Connect Socrates’ proposal that soberness/temperance/moderation (sophrosunê) is concerned with certain pleasures and appetites (430e (Greek)) with Aristotle’s claim that soberness/ temperance/ moderation (sophrosunê) is more concerned with pleasure than pain; specifically with bodily pleasures as opposed to pleasures of the soul; and more specifically, with sensory pleasures of touch and taste (NE III.10 (Greek)). (Christiana Olfert)

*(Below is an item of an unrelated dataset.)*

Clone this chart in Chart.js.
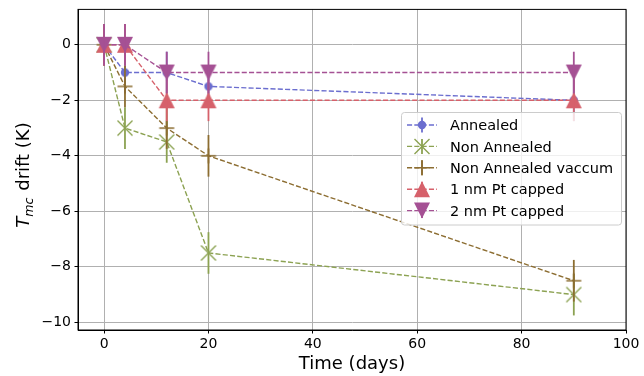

Connect Socrates’ proposal that soberness/temperance/moderation (sophrosunê) is concerned with certain pleasures and appetites (430e (Greek)) with Aristotle’s proposal that because temperate people have pleasures, they also have appetites, including “those of taste and of touch”, and these appetites do not make an individual intemperate (EE III.2 1230b20-35 (Greek)). (Stella Chiari)
Connect Socrates’ discussion of soberness/moderation/temperance (sophrosunê) (430d ff. (Greek)) with Aristotle’s discussion of soberness/moderation/temperance (sophrosunê) (NE III.10-12 (Greek)). (Patricia Marechal and the UCSD team)
Connect Socrates’ discussion of soberness/moderation/temperance (sophrosunê) (430d ff. (Greek)) with Aristotle’s discussion of soberness/ moderation/temperance (sophrosunê) (EE III.2 (Greek)). (Corinne Gartner)
Connect Socrates’ analogy between the “fastness” of bravery and dye that is color-fast in wool (429e ff. (Greek)) with Aristotle’s claim that virtue of character is a “firm and unchangeable character” (NE II.4 1105a31-34 (Greek)). (Christiana Olfert)
Connect Socrates’ suggestion that bravery in the city involves preserving a conviction (pistis) about what is to be feared (429b ff. (Greek)) with Aristotle’s classification of bravery as a virtue of character, i.e., a virtue belonging to the non-rational but reason-responsive part of the soul (NE I.13 1103a4-10 (Greek), II.7 1107a32-1107b3 (Greek)). (Christiana Olfert)
Connect Socrates’ focus on defense and war in discussing the virtue of bravery (429b ff. (Greek)) with Aristotle’s claim that the brave man is specifically concerned with the “greatest” of frightful things in the “noblest” circumstances, namely, death in battle (NE III.6 1115a25-31 (Greek)). (Christiana Olfert)
Connect Socrates’ discussion of bravery (429a ff. (Greek)) with Aristotle’s discussion of bravery or courage (NE III.6-9 (Greek)). (Christiana Olfert)
Connect Socrates’ discussion of bravery (429a ff. (Greek)) with Aristotle’s discussion of courage and its relation to death, fear, spirit, and endurance (EE III.1 (Greek)). (Stella Chiari)
Connect Socrates' discussion of bravery (429a ff. (Greek)) with Aristotle’s discussion of courage as the virtue that is the mean between cowardice and rashness (EE III.1 1228a27-1228b2 (Greek)). (Stella Chiari)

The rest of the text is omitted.